I am in agreement with most of your comments. I did try to compact the piece too much and should have omitted the first and last paragraphs altogether. However, I would like some clarification of the following comment.

In reference to these paragraphs

The standard wave model does not adequately explain the localization of the photon's energy in a particular place after it has traversed an interstellar distance. That is, as the wave spreads out generally in a plane, the amplitude of the wave decreases as 1/r and after, say, 10 light years travel that nil amplitude knocks an electron out of orbit in a particular atom here on earth. One must suppose that all of the circular waveform is in contact with all other parts (in this case over a diameter of 20 light years) and that that form somehow decides by unknown statistical methods to knock a certain electron out of orbit. And ... the entire waveform knows instantaneously that it must collapse on that particular electron and discontinue progress away from its point of origin.

My proposed solution is that the common photon possesses another aspect. It emits, along with the above planar wave, a linearly localized wave in a direction parallel to the oscillation of the electron that is analogous to the drop of water emitted upward from a pond when a stone is dropped into it. Since it does not deteriorate over time, it functions as the particle aspect of the standard model

Your comment of 4/03/0 to the above

"You assume the impulse to the electron is applied all at once. But it might be applied in many successive small impulses photon-after-photon until a critical level is reached. The latter picture at least gives a clue why only light with the same frequency as the electron is effective. In your model, why does electron ejection have a frequency dependence, with all light at the wrong frequency ignored?"

My understanding of the phenomena is ...

1st   There is the black body experiment of Planck from which it was deduced that a discrete amount of energy is associated with wavelength ... the well known e=hv

2nd   We have photoelectric effect experiments wherein a metal is exposed to light of frequency 'v' such that no electrons are ejected from the metal no matter what the intensity of the incident light at that frequency. Then, when the frequency is raised ... at some point electrons are ejected from the metal ... and ... that emission is dependent on the intensity, i.e. greater intensity equals more electron emission and lesser intensity equals less emission of electrons. And ... the electrons are ejected even if the intensity is reduced to single photons incident on the metal.

From such experiments it was conjectured (initially by AE) that light was a particle and not a wave.

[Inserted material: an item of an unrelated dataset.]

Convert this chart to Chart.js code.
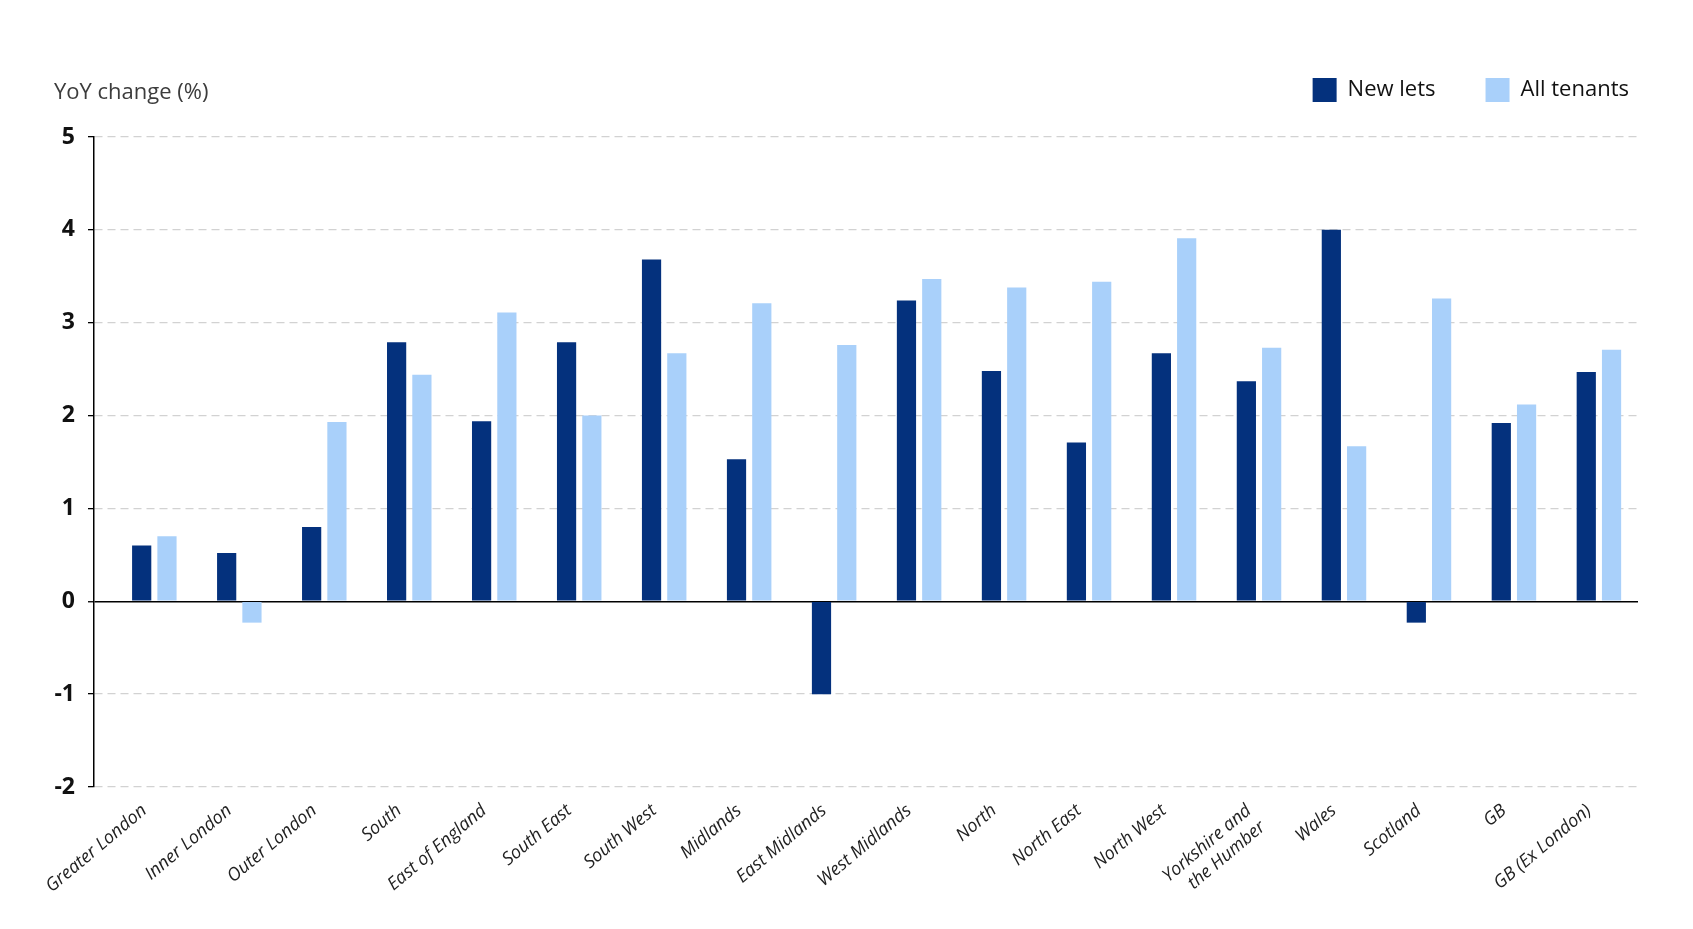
<!DOCTYPE html>
<html>
<head>
<meta charset="utf-8">
<title>YoY rent change by region</title>
<script src="https://cdn.jsdelivr.net/npm/chart.js@4.4.0/dist/chart.umd.min.js"></script>
<style>
  body { margin: 0; background: #fff; }
  #wrap { position: relative; width: 1693px; height: 929px; }
  #yTitle {
    position: absolute; left: 54px; top: 77px;
    font: 22px "Open Sans", sans-serif; line-height: 26px; color: #3c3c3c;
  }
</style>
</head>
<body>
<div id="wrap">
  <canvas id="rentChart"></canvas>
  <div id="yTitle">YoY change (%)</div>
</div>
<script>
// regions on the x axis
const regions = [
  'Greater London', 'Inner London', 'Outer London', 'South', 'East of England',
  'South East', 'South West', 'Midlands', 'East Midlands', 'West Midlands',
  'North', 'North East', 'North West', ['Yorkshire and', 'the Humber'], 'Wales',
  'Scotland', 'GB', 'GB (Ex London)'
];

// YoY change in %
const newLets    = [0.60, 0.52, 0.80, 2.79, 1.94, 2.79, 3.68, 1.53, -1.00, 3.24, 2.48, 1.71, 2.67, 2.37, 4.00, -0.23, 1.92, 2.47];
const allTenants = [0.70, -0.23, 1.93, 2.44, 3.11, 2.00, 2.67, 3.21, 2.76, 3.47, 3.38, 3.44, 3.91, 2.73, 1.67, 3.26, 2.12, 2.71];

const yTicks = [-2, -1, 0, 1, 2, 3, 4, 5];

const NAVY = '#04317d';
const SKY = '#a9d0fa';

Chart.defaults.font.family = '"Open Sans", sans-serif';
Chart.defaults.color = '#222';

const toPoints = arr => arr.map((v, i) => ({ x: i, y: v }));

new Chart(document.getElementById('rentChart'), {
  type: 'bar',
  data: {
    datasets: [
      { label: 'New lets', data: toPoints(newLets), backgroundColor: NAVY, borderWidth: 0, xAxisID: 'x', yAxisID: 'y' },
      { label: 'All tenants', data: toPoints(allTenants), backgroundColor: SKY, borderWidth: 0, xAxisID: 'x', yAxisID: 'y' }
    ]
  },
  options: {
    responsive: true,
    maintainAspectRatio: false,
    animation: false,
    layout: { padding: { top: 28, right: 14, left: 0, bottom: 0 } },
    datasets: { bar: { categoryPercentage: 0.595, barPercentage: 0.76 } },
    plugins: {
      tooltip: { enabled: false },
      legend: {
        position: 'top',
        align: 'end',
        labels: {
          boxWidth: 24,
          boxHeight: 24,
          padding: 50,
          color: '#111',
          font: { size: 22 }
        }
      }
    },
    scales: {
      x: {
        type: 'linear',
        position: 'bottom',
        offset: false,
        min: -0.71,
        max: 17.46,
        grid: { display: false, offset: false },
        border: { display: false },
        afterBuildTicks: s => { s.ticks = regions.map((_, i) => ({ value: i })); },
        afterFit: s => { s.height = 142; },
        ticks: {
          autoSkip: false,
          minRotation: 40,
          maxRotation: 40,
          padding: 5,
          labelOffset: -10,
          color: '#222',
          font: { size: 18, style: 'italic' },
          callback: v => regions[v]
        }
      },
      xTop: {
        type: 'linear',
        position: 'top',
        grid: { display: false },
        border: { display: false },
        ticks: { display: false },
        afterFit: s => { s.height = 25; }
      },
      y: {
        min: -2,
        max: 5,
        afterBuildTicks: s => { s.ticks = yTicks.map(v => ({ value: v })); },
        afterFit: s => { s.width = 94; },
        border: {
          display: true,
          color: '#000',
          width: 1.5,
          dash: ctx => (ctx.tick && ctx.tick.value === 0 ? [] : [8, 5])
        },
        grid: {
          color: ctx => (ctx.tick && ctx.tick.value === 0 ? '#000' : '#d2d2d2'),
          lineWidth: ctx => (ctx.tick && ctx.tick.value === 0 ? 1.5 : 1.3),
          tickColor: '#000',
          tickLength: 6,
          tickWidth: 1.3
        },
        ticks: {
          padding: 13,
          color: '#111',
          font: { size: 23, weight: 'bold' }
        }
      },
      yRight: {
        type: 'linear',
        position: 'right',
        grid: { display: false },
        border: { display: false },
        ticks: { display: false },
        afterFit: s => { s.width = 41; }
      }
    }
  }
});
</script>
</body>
</html>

The implication is that an electron cannot be removed from an atom by any number of photons whose energy is less than the binding energy of the electron, i.e. the electron cannot accumulate energy from several photons as I believe you are suggesting. "...But it might be applied in many successive small impulses photon-after-photon until a critical level is reached."

Further, if the incident light is of greater energy than the binding energy, the leftover energy appears as excess kinetic energy of the emitted particle (ala the Compton effect).

3rd   We come to the double slit experiment wherein a photon emitter (device unknown to me) is set to give out one photon at a time which travels through a slit in a piece of "new shirt cardboard" to a detector (presumably a photographic plate with the whole experiment done in a dark room). If one slit is present the number of 'spots' on the photographic plate forms a continuous smear. But if another slit is opened adjacent to the first, the phenomenon of interference occurs producing a series of discontinuous bands on the photographic plate.

The purpose of the experiment was to see if photons were indeed particles, i.e. if particles they must go through only one slit or the other and thus produce the same continuous band that one slit produced. Because this was not the case ... and ... no one had any reasonable geometric answer ... the subject was relegated to "quantum weirdness" and wave-particle duality became the 'logical model' of the photon.

Now, we could acquire the new shirt cardboard from the Jolly Green Giant and put the second slit on the other side of the room. Then, we would get the continuous band again (although I would concede that 'some' experimentally undetectable interference occurred). So, in the double slit analysis, we only succeed in constraining the photon wave model to 'a small place' and not to a point which would require it to go through one slit or the other, i.e. linear localization but not perfect linearity which would prevent the interference pattern.

Also, the double slit experiment will give (in terms of present theory) the same result whether the photons come from the emitter or from Betelguese. A photon is identical to any other photon of the same frequency regardless of its place or time of origin.

4th   Feynman then gave the elegant mathematical solution of a 'sum over histories' wherein the photon takes every possible path to the target point thus accounting for the interference pattern.

5th   Equality of photon emission and absorption is required by "T" symmetry.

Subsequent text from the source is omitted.